Although applied in post grant proceedings, BRI was developed as an examination expedient for patent examiners to protect the public notice function of newly minted patent claims. That is, since no property rights exist at the time of patent application, a pure BRI analysis properly ignores the developing intrinsic record as a guide to claim meaning (i.e., prosecution history) in favor of claim amendment practices. However, once an issued patent returns to the USPTO for a post grant analysis, consideration of prosecution history as intrinsic evidence is more of a mixed bag—especially when before examiners steeped in traditional BRI practices (e.g., reexamination, reissue, supplemental examination).
Recently, the Court of Appeals for the Federal Circuit (CAFC) has sent the USPTO Patent Trial & Appeal Board (PTAB) seemingly conflicting messages on the use of prosecution history during post grant proceedings.
Last week in Tempo Lighting Inc.,v. Tivoli LLC. (here) the Court agreed with the PTAB’s claim construction of a patent claim in inter partes reexamination. In affirming the construction, the court pointed out the consistency of the Board’s determination with that of the original (i.e., application history) patent prosecution history, noting:
In claim construction, this court gives primacy to the language of the claims, followed by the specification. Additionally, the prosecution history, while not literally within the patent document, serves as intrinsic evidence for purposes of claim construction. This remains true in construing patent claims before the PTO. See In re Morris, 127 F.3d 1048, 1056 (Fed. Cir. 1997). Here, the prosecution history shows that [patentee] meant for material that is [claim term]. . . This intrinsic evidence support the Board’s decision.
Contrast this statement on the use of prosecution history with that of Marine Polymer (also a patent reexamination case):
If, in reexamination, an examiner determines that particular claims are invalid and need amendment to be allowable, one would expect an examiner to require amendment rather than accept argument alone. . .
In Marine Polymer, the Court was sensitized to the potential abuses of prosecution history as a tool to avoid intervening rights in a post grant proceeding. As a result, one might reconcile the statements of these two cases as distinguishing between types of prosecution history. That is, consideration of closed record prosecution history (i.e., original application prosecution) is generally more reliable as to claim meaning when compared to open and ongoing records (i.e., reexamination, reissue, supplemental examination). So, once a patent proceeding is concluded and the patent issued, confirmed, or reissued, the history is closed and the public relies on that history.
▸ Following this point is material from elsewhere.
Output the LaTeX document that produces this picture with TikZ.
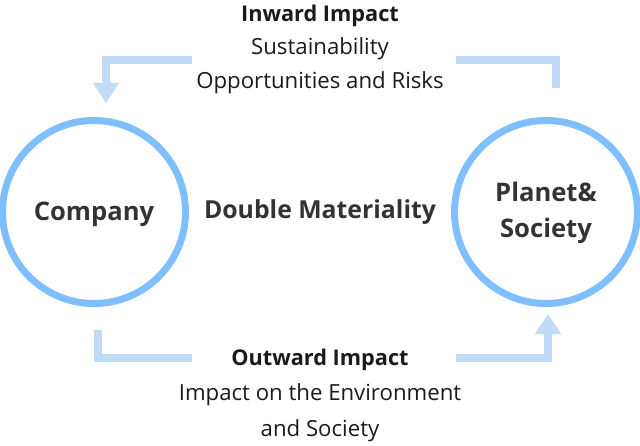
\documentclass[tikz,border=0pt]{standalone}
\usepackage{fontspec}
\setmainfont{Open Sans}
\usetikzlibrary{arrows.meta}
\definecolor{ring}{HTML}{80BFFF}
\definecolor{flow}{HTML}{C0DCF6}
\definecolor{ink}{HTML}{1A1A1A}
\definecolor{dark}{HTML}{333333}
\tikzset{
  ringnode/.style={circle,draw=ring,line width=7pt,minimum size=183pt,inner sep=0pt},
  ringtxt/.style={anchor=base,inner sep=0pt,font=\fontsize{25.6}{36}\selectfont\bfseries,text=dark},
  flowline/.style={draw=flow,line width=8pt,line join=miter,line cap=butt},
  flowtip/.style={-{Triangle[width=25pt,length=20pt]}},
  headtxt/.style={anchor=base,inner sep=0pt,font=\fontsize{21.7}{24}\selectfont\bfseries,text=ink},
  bodytxt/.style={anchor=base,inner sep=0pt,font=\fontsize{22.2}{24}\selectfont,text=ink},
  midtxt/.style={anchor=base,inner sep=0pt,font=\fontsize{24.8}{26}\selectfont\bfseries,text=dark}
}
\begin{document}
\begin{tikzpicture}[x=1pt,y=-1pt]
\useasboundingbox (0,0) rectangle (640,446);
\node[ringnode] (company) at (94,212) {};
\node[ringnode] (planet) at (546,212) {};
\node[ringtxt] (companytxt) at (94,221) {Company};
\node[ringtxt] (planettxt) at (546,202) {Planet\&};
\node[ringtxt] (societytxt) at (546,238) {Society};
\node[midtxt] (dm) at (320,219) {Double Materiality};
\node[headtxt] (inward) at (320,21.5) {Inward Impact};
\node[bodytxt] (sust) at (320,55) {Sustainability};
\node[bodytxt] (opp) at (320,88.5) {Opportunities and Risks};
\node[headtxt] (outward) at (320,366) {Outward Impact};
\node[bodytxt] (impact) at (320,400) {Impact on the Environment};
\node[bodytxt] (andsoc) at (320,436) {and Society};
% connector points
\coordinate (tlA) at (192,60);
\coordinate (tlB) at (106,60);
\coordinate (tlC) at (106,103);
\coordinate (trA) at (556,88);
\coordinate (trB) at (556,60);
\coordinate (trC) at (456,60);
\coordinate (blA) at (98,330);
\coordinate (blB) at (98,358);
\coordinate (blC) at (192,358);
\coordinate (brA) at (456,358);
\coordinate (brB) at (548,358);
\coordinate (brC) at (548,314);
\path[flowline] (trA) -- (trB) -- (trC);
\path[flowline,flowtip] (tlA) -- (tlB) -- (tlC);
\path[flowline] (blA) -- (blB) -- (blC);
\path[flowline,flowtip] (brA) -- (brB) -- (brC);
\end{tikzpicture}
\end{document}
Once a patent exits a USPTO proceeding there is often times some form of disclaimer/estoppel made in the concluded record. It would be manifestly unjust to ignore the terms of that previously negotiated bargain in a subsequent post grant proceeding. Yet, such concessions are routinely sought in may post grant proceedings under a strict BRI analysis.
Use of prosecution history in post grant proceedings should be limited to reviewing the deal made between the patentee and the office while excluding the self serving and carefully crafted statements of open, post grant records.